INR's institutional record is comparatively limited in controversy relative to the other major IC components — a function of its small size, its analytical-rather-than-operational role, and its absence from the operational categories (covert action, mass surveillance, paramilitary operations) where the broader IC's controversies have concentrated.

The principal continuing institutional question about INR is the inverse: whether INR's analytical record, which has been retrospectively vindicated in several major cases of dissent from broader IC consensus, has had the policy influence its analytical quality might have warranted.
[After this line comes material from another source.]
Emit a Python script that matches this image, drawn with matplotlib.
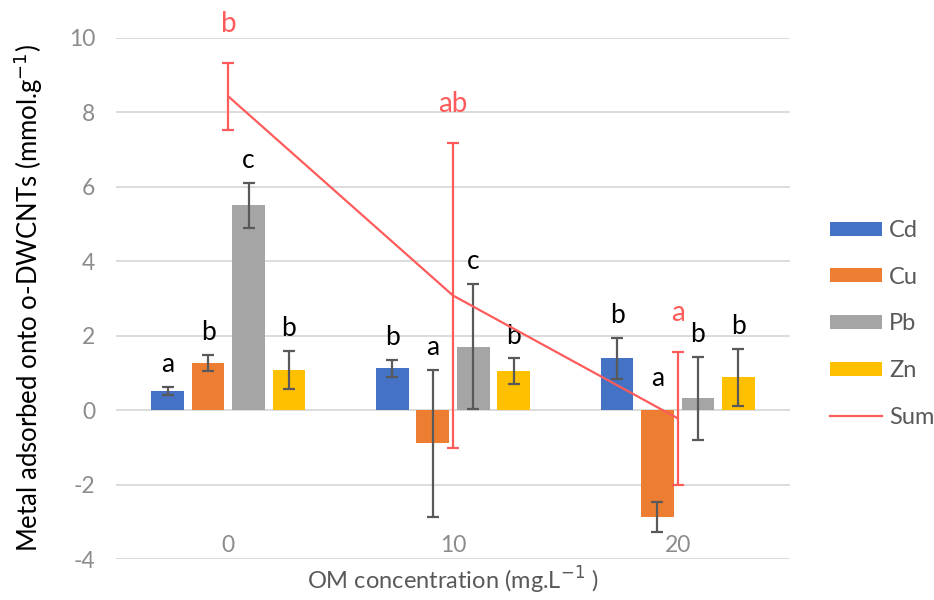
import matplotlib
matplotlib.use("Agg")
import matplotlib.pyplot as plt
import numpy as np
from matplotlib.lines import Line2D
from matplotlib.patches import Patch

plt.rcParams['font.family'] = ['Lato', 'DejaVu Sans']

categories = ["0", "10", "20"]
metals = ["Cd", "Cu", "Pb", "Zn"]
colors = ["#4472C4", "#ED7D31", "#A5A5A5", "#FFC000"]

cd_vals = [0.51, 1.13, 1.40]
cu_vals = [1.26, -0.89, -2.88]
pb_vals = [5.50, 1.71, 0.32]
zn_vals = [1.09, 1.05, 0.88]

cd_err = [0.11, 0.23, 0.55]
cu_err = [0.22, 1.97, 0.40]
pb_err = [0.60, 1.68, 1.12]
zn_err = [0.51, 0.34, 0.76]

cd_letters = ["a", "b", "b"]
cu_letters = ["b", "a", "a"]
pb_letters = ["c", "c", "b"]
zn_letters = ["b", "b", "b"]

sum_vals = [8.43, 3.08, -0.22]
sum_err = [0.90, 4.10, 1.78]
sum_letters = ["b", "ab", "a"]

yticks = [-4, -2, 0, 2, 4, 6, 8, 10]

values = [cd_vals, cu_vals, pb_vals, zn_vals]
errors = [cd_err, cu_err, pb_err, zn_err]
letters = [cd_letters, cu_letters, pb_letters, zn_letters]

fig = plt.figure(figsize=(9.34, 6.0), dpi=100)
L, R = 116 / 934, 790 / 934
B, T = (600 - 559) / 600, (600 - 38) / 600
ax = fig.add_axes([L, B, R - L, T - B])

x = np.arange(len(categories))
step = 0.180
width = 0.145
red = "#FF5B5B"

for i, (vals, errs, lets, col) in enumerate(zip(values, errors, letters, colors)):
    xs = x + (i - 1.5) * step
    ax.bar(xs, vals, width=width, color=col, zorder=2)
    ax.errorbar(xs, vals, yerr=errs, fmt='none', ecolor='#595959',
                elinewidth=1.6, capsize=4.5, capthick=1.6, zorder=3)
    for xi, v, e, lt in zip(xs, vals, errs, lets):
        top = max(v + e, 0.25)
        ax.text(xi, top + 0.6, lt, ha='center', va='center',
                fontsize=19, color='black', zorder=4)

ax.plot(x, sum_vals, color=red, lw=1.6, zorder=4)
ax.errorbar(x, sum_vals, yerr=sum_err, fmt='none', ecolor=red,
            elinewidth=1.6, capsize=4.5, capthick=1.6, zorder=4)
for xi, v, e, lt in zip(x, sum_vals, sum_err, sum_letters):
    ax.text(xi, v + e + 1.05, lt, ha='center', va='center',
            fontsize=20, color=red, zorder=5)

ax.set_xlim(-0.5, 2.5)
ax.set_ylim(-4, 10)
ax.set_yticks(yticks)
ax.set_yticklabels([str(t) for t in yticks], fontsize=16.5, color='#8C8C8C')
ax.set_xticks(x)
ax.set_xticklabels(categories, fontsize=16.5, color='#8C8C8C')
ax.tick_params(axis='y', length=0, pad=15)
ax.tick_params(axis='x', length=0, pad=-17)
ax.grid(axis='y', color='#D9D9D9', lw=1.3, zorder=0)
ax.set_axisbelow(True)
for s in ax.spines.values():
    s.set_visible(False)

ax.set_ylabel("Metal adsorbed onto o-DWCNTs (mmol.g$^{-1}$)", fontsize=18.5,
              color='black')
ax.yaxis.set_label_coords((45 - 116) / 674, 0.5)
ax.set_xlabel("OM concentration (mg.L$^{-1}$ )", fontsize=17,
              color='#595959', labelpad=4)

handles = [Patch(facecolor=c, edgecolor='none') for c in colors]
handles.append(Line2D([0], [0], color=red, lw=1.6))
fig.legend(handles, metals + ["Sum"], loc='upper left',
           bbox_to_anchor=(830 / 934, (600 - 220) / 600), frameon=False,
           fontsize=17, handlelength=2.2, handleheight=0.55,
           labelspacing=1.09, borderpad=0, borderaxespad=0, handletextpad=0.3,
           labelcolor='#595959')

fig.savefig("out.png", dpi=100)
The published academic literature suggests that INR's institutional position — small, embedded within a Department whose own institutional culture often prizes diplomatic continuity over analytical disruption — has at points limited the bureau's policy reach.

Notable Figures

INR's Assistant Secretaries have included Roger Hilsman (1961–63), Thomas Hughes (1963–69), Ray Cline (1969–73), Phyllis Oakley (1997–2000), Carl Ford (2001–03), and Thomas Fingar (2004–05, who subsequently served as Deputy Director of National Intelligence for Analysis).

Oversight & Accountability

INR oversight runs through the Department of State Office of Inspector General; the Senate Foreign Relations Committee and House Foreign Affairs Committee on State Department matters; the Senate Select Committee on Intelligence and House Permanent Select Committee on Intelligence on its IC-component role; and the Office of the Director of National Intelligence on community-coordination matters.

Sources & Further Reading

  1. Department of State, Bureau of Intelligence and Research.
  2. National Security Act of 1947 (Public Law 80-253).
  3. Senate Select Committee on Intelligence, Report on the U.S. Intelligence Community's Prewar Intelligence Assessments on Iraq, 7 July 2004.
  4. Senate Select Committee on Intelligence, Postwar Findings about Iraq's WMD Programs and Links to Terrorism, 8 September 2006.
  5. Roger Hilsman, To Move a Nation: The Politics of Foreign Policy in the Administration of John F. Kennedy, Doubleday, 1967.
  6. Thomas L. Hughes, Why We Couldn't Stop the Vietnam War, The New York Times, 18 January 2003.
  7. Department of State Office of the Historian, Foreign Relations of the United States.
  8. Christopher Andrew, For the President's Eyes Only: Secret Intelligence and the American Presidency from Washington to Bush, HarperCollins, 1995.
  9. Mark M. Lowenthal, Intelligence: From Secrets to Policy, CQ Press (multiple editions).
  10. Stephen Marrin, INR: A Brief Outline of an Atypical Intelligence Agency, International Journal of Intelligence and Counter-Intelligence 19(1) (2006).